Of course, Lincoln lost the Senatorial contest and Douglas was returned for a third term. The debate and contest did gain Lincoln a greater national recognition that would prove to be critical in 1860. As President, Lincoln would face the House Divided and the resulting Civil War would test the vary fabric of America. The North would insist that there was but one nation, the South would insist there were two. Long after the war was ended, Jefferson Davis would continue to write about his view of the southern states legal right to withdraw from the federal government.

The war was fought, the federal government was maintained, and the divided house was re-united. Hundreds of thousands of Americans were killed, maimed, or died of disease while fighting the war. A Southern culture was devastated; its economic basis forever changed. Out of this self-destruction, a stronger federal government rose.

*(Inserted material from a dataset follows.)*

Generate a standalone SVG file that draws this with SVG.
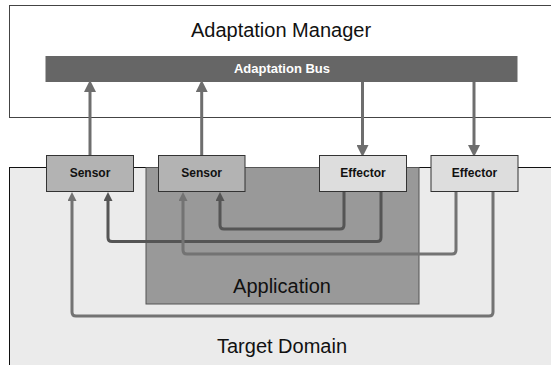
<svg xmlns="http://www.w3.org/2000/svg" width="551" height="365" viewBox="0 0 551 365">
<style>
  .big{font-family:"Liberation Sans",Arial,sans-serif;font-size:20px;fill:#111;text-anchor:middle}
  .lbl{font-family:"Liberation Sans",Arial,sans-serif;font-size:12px;font-weight:bold;fill:#111;text-anchor:middle}
  .sensor{fill:#b3b3b3;stroke:#333;stroke-width:1}
  .effector{fill:#dddddd;stroke:#333;stroke-width:1}
  .bus{fill:none;stroke:#6e6e6e;stroke-width:3}
  .dark{fill:none;stroke:#555;stroke-width:3}
  .light{fill:none;stroke:#737373;stroke-width:3}
</style>
<defs>
  <marker id="ahBus" markerUnits="userSpaceOnUse" markerWidth="12" markerHeight="12" refX="0" refY="5" orient="auto" viewBox="0 0 10 10">
    <path d="M0,0 L10,5 L0,10 z" fill="#6e6e6e"/>
  </marker>
  <marker id="ahDark" markerUnits="userSpaceOnUse" markerWidth="9" markerHeight="9" refX="0" refY="4.5" orient="auto" viewBox="0 0 9 9">
    <path d="M0,0 L9,4.5 L0,9 z" fill="#555"/>
  </marker>
  <marker id="ahLight" markerUnits="userSpaceOnUse" markerWidth="9" markerHeight="9" refX="0" refY="4.5" orient="auto" viewBox="0 0 9 9">
    <path d="M0,0 L9,4.5 L0,9 z" fill="#737373"/>
  </marker>
</defs>
<rect width="551" height="365" fill="#fff"/>
<g id="adaptation-manager">
  <rect x="9.5" y="5.5" width="560" height="112" fill="#fff" stroke="#444" stroke-width="1"/>
  <text class="big" x="281" y="37">Adaptation Manager</text>
</g>
<g id="adaptation-bus">
  <rect x="45.5" y="56" width="472" height="26" fill="#666"/>
  <text class="lbl" x="282" y="73" style="fill:#fff;font-size:13px">Adaptation Bus</text>
</g>
<g id="target-domain">
  <rect x="9.5" y="167.5" width="560" height="220" fill="#ebebeb" stroke="#111" stroke-width="1"/>
  <text class="big" x="282" y="353">Target Domain</text>
</g>
<g id="application">
  <rect x="146" y="167.5" width="273" height="136.5" fill="#999" stroke="#555" stroke-width="1"/>
  <text class="big" x="282" y="293">Application</text>
</g>
<g id="connectors">
  <path class="bus" d="M90,155 V92" marker-end="url(#ahBus)"/>
  <path class="bus" d="M201.7,155 V92" marker-end="url(#ahBus)"/>
  <path class="bus" d="M362.5,82 V145" marker-end="url(#ahBus)"/>
  <path class="bus" d="M474,82 V145" marker-end="url(#ahBus)"/>
  <path class="dark" d="M344,192 V225 Q344,229 340,229 H224 Q220,229 220,225 V201" marker-end="url(#ahDark)"/>
  <path class="dark" d="M381,192 V237.5 Q381,241.5 377,241.5 H112 Q108,241.5 108,237.5 V201" marker-end="url(#ahDark)"/>
  <path class="light" d="M456,192 V250 Q456,254 452,254 H187 Q183,254 183,250 V201" marker-end="url(#ahLight)"/>
  <path class="light" d="M493,192 V312 Q493,316 489,316 H76 Q72,316 72,312 V201" marker-end="url(#ahLight)"/>
</g>
<g id="sensor-1">
  <rect class="sensor" x="46.5" y="155.5" width="87" height="36"/>
  <text class="lbl" x="90" y="177">Sensor</text>
</g>
<g id="sensor-2">
  <rect class="sensor" x="158.5" y="155.5" width="86.5" height="36"/>
  <text class="lbl" x="201.7" y="177">Sensor</text>
</g>
<g id="effector-1">
  <rect class="effector" x="319.5" y="155.5" width="87" height="36"/>
  <text class="lbl" x="363" y="177">Effector</text>
</g>
<g id="effector-2">
  <rect class="effector" x="431" y="155.5" width="87" height="36"/>
  <text class="lbl" x="474.5" y="177">Effector</text>
</g>
</svg>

Old Main, designed by Swedish architect, Charles Ulrichson, survived to become a historical site. Old Main stood the test of time and remains a visual testament of the debate held so long ago. Old Main provided the opportunity for a marker to be affixed. This marker, was to be read by a Swedish lad, who in later years would become the recognized Lincoln biographer, penning the two-volume Lincoln Prairie Years and the four-volume Lincoln War Years.

Carl Sandburg, in his Always the Young Strangers, wrote:

''At the north front of Old Main many times I read on a bronze plate words spoken by Lincoln and by Douglas some 34 years before I stood there reading those words. They stayed with me, and sometimes I would stop to read those words only, what Lincoln said to twenty thousand people on a cold wind October day: 'He is blowing out the moral lights around us, when he contends that whoever wants slaves has a right to hold them.' I read them in winter sunrise, in broad summer day-light, in falling snow or rain, in all the weathers of a year.''

A Swedish architect, a debate, a bronze plate, and the shortcut taken by a young Swedish lad on the way to work, would combine forces to produce Galesburg's best known ''son'' -- a Pulitzer Prize-winning poet and Lincoln biographer.